A dodgy enterprise agreement signed by Coles and the Shop, Distributive and Allied Employees Association (SDA) has been overturned on appeal by the Fair Work Commission.

A full bench of the commission determined that the agreement did not pass the "better off overall test", because workers employed during hours where penalty rates apply under the award can be substantially worse off under the agreement.

The commission dismissed the counterarguments of Coles and the SDA, which relied on the absurd proposition that access to Defence Forces Leave and Blood Donor Leave compensated for the loss of penalty rates which put some workers thousands of dollars a year out of pocket. 

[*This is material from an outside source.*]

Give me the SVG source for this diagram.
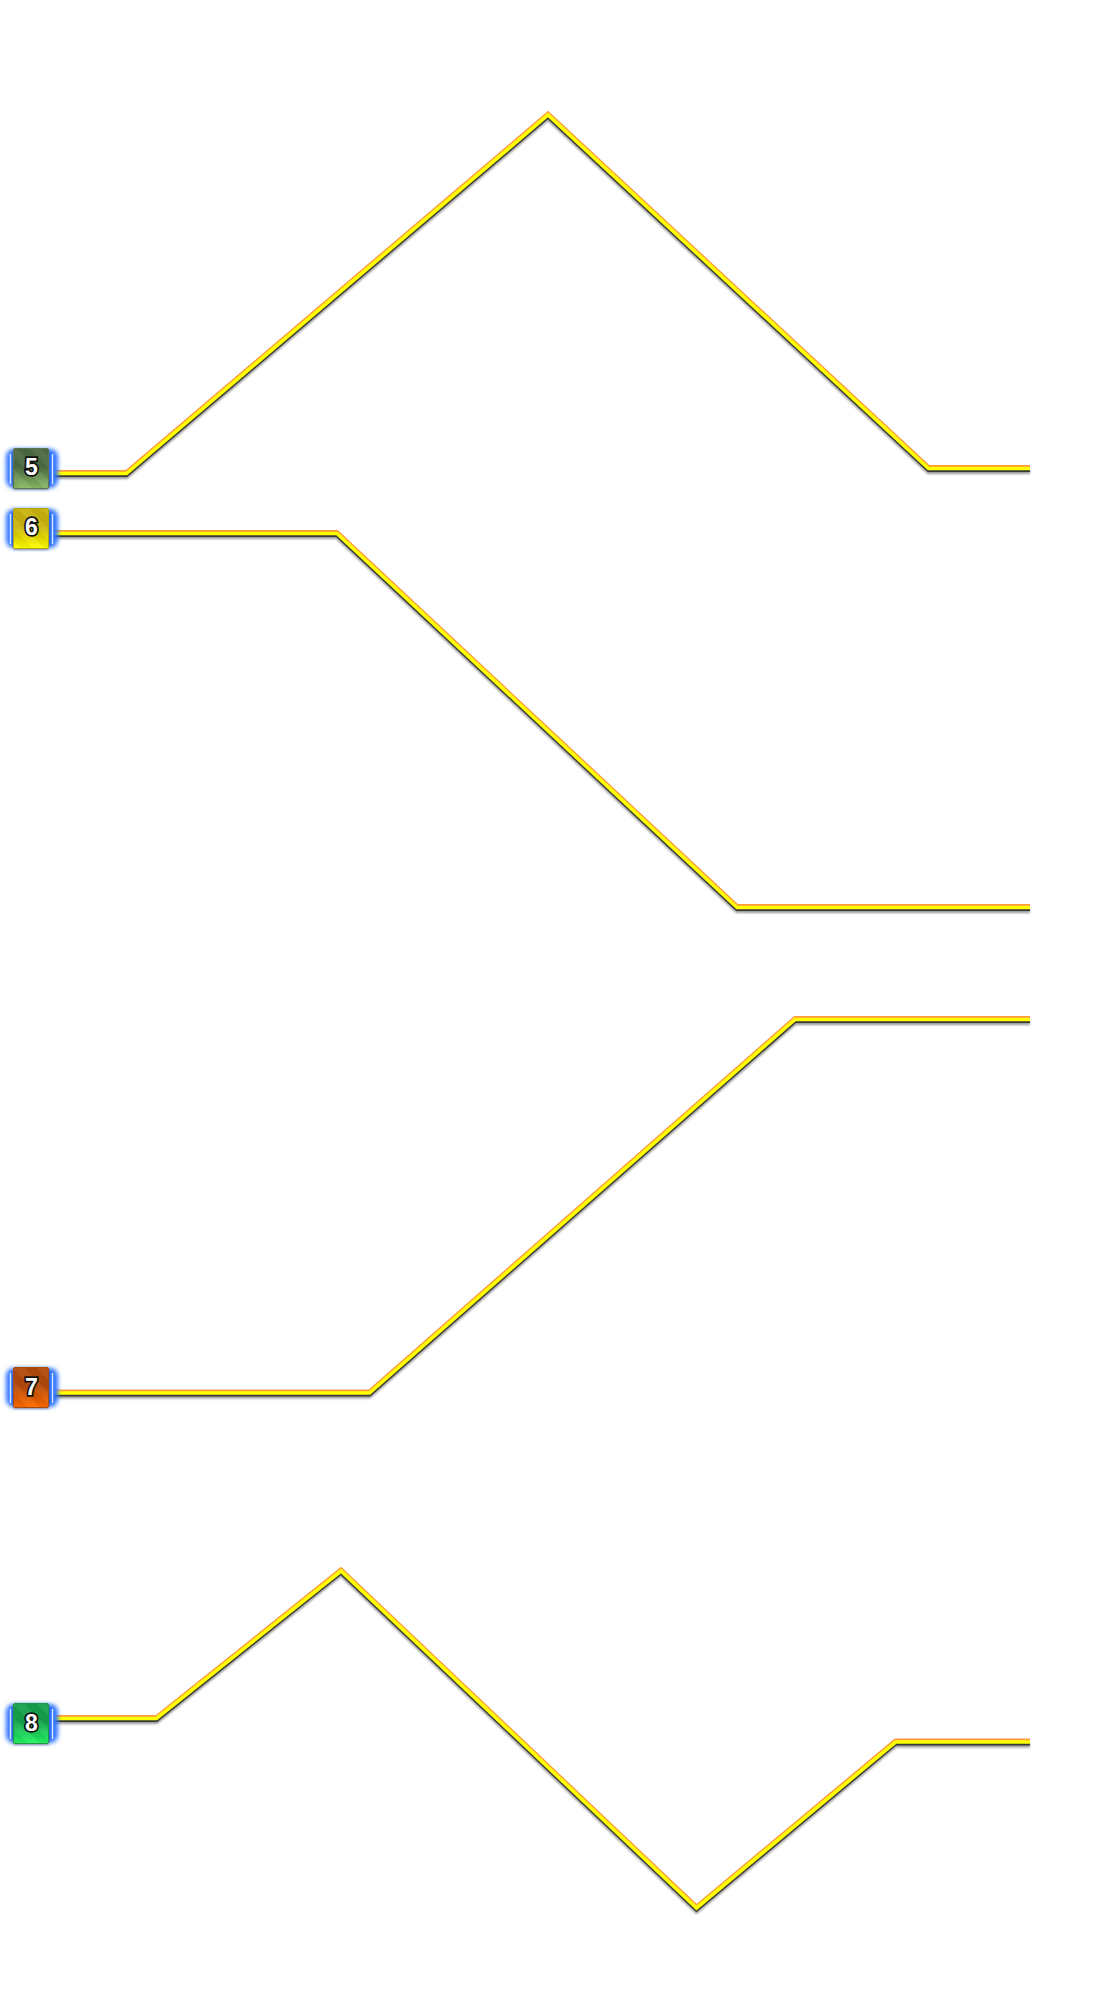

The commission has suggested that Coles implement a reconciliation clause that compensates employees disadvantaged by the inferior pay rates under the agreement. Coles has until 10 June to respond or the agreement will be quashed.

This is a victory for our argument that a slightly higher base rate or pay does not compensate employees for the abolition of penalty rates. It is a major blow to the argument that the reduction of penalty rates can be “beneficial” to both workers and bosses – a proposal being aired by government and employers right now to justify cuts to Sunday penalty rates. 

The successful appeal is a repudiation of the cosy deals that the SDA signed with Coles and other large employers across the retail and fast food industries. Hundreds of thousands of workers – at places such as Woolworths, McDonald’s, Big W, K Mart, Target and Bunnings – are employed under similar agreements to the Coles one.

The decision also highlights the systemic failure of the Fair Work Commission to address the frequency of these below award agreements. At Coles alone, 77,000 workers have been robbed of tens of millions in penalty rates that they are entitled to under the General Retail Award.

That it took an appeal by me (a Coles employee) and the meatworkers’ union to have the deal properly evaluated is telling. The purpose of the Fair Work Commission is to ensure the smooth operations of business, meaning that it is only when workers threaten this or raise a fuss, as happened in this case, that injustice can be combated.

This is just the beginning for retail and fast food workers to fight for our legal entitlement to penalty rates in our industry. In so many cases they are not paid, often due to unholy deals between the SDA and the bosses.

While workers still have to wait until 10 June to know exactly what the result of today’s decision will be, it is clearly a victory for Coles workers and every other worker entitled to penalty rates and award conditions.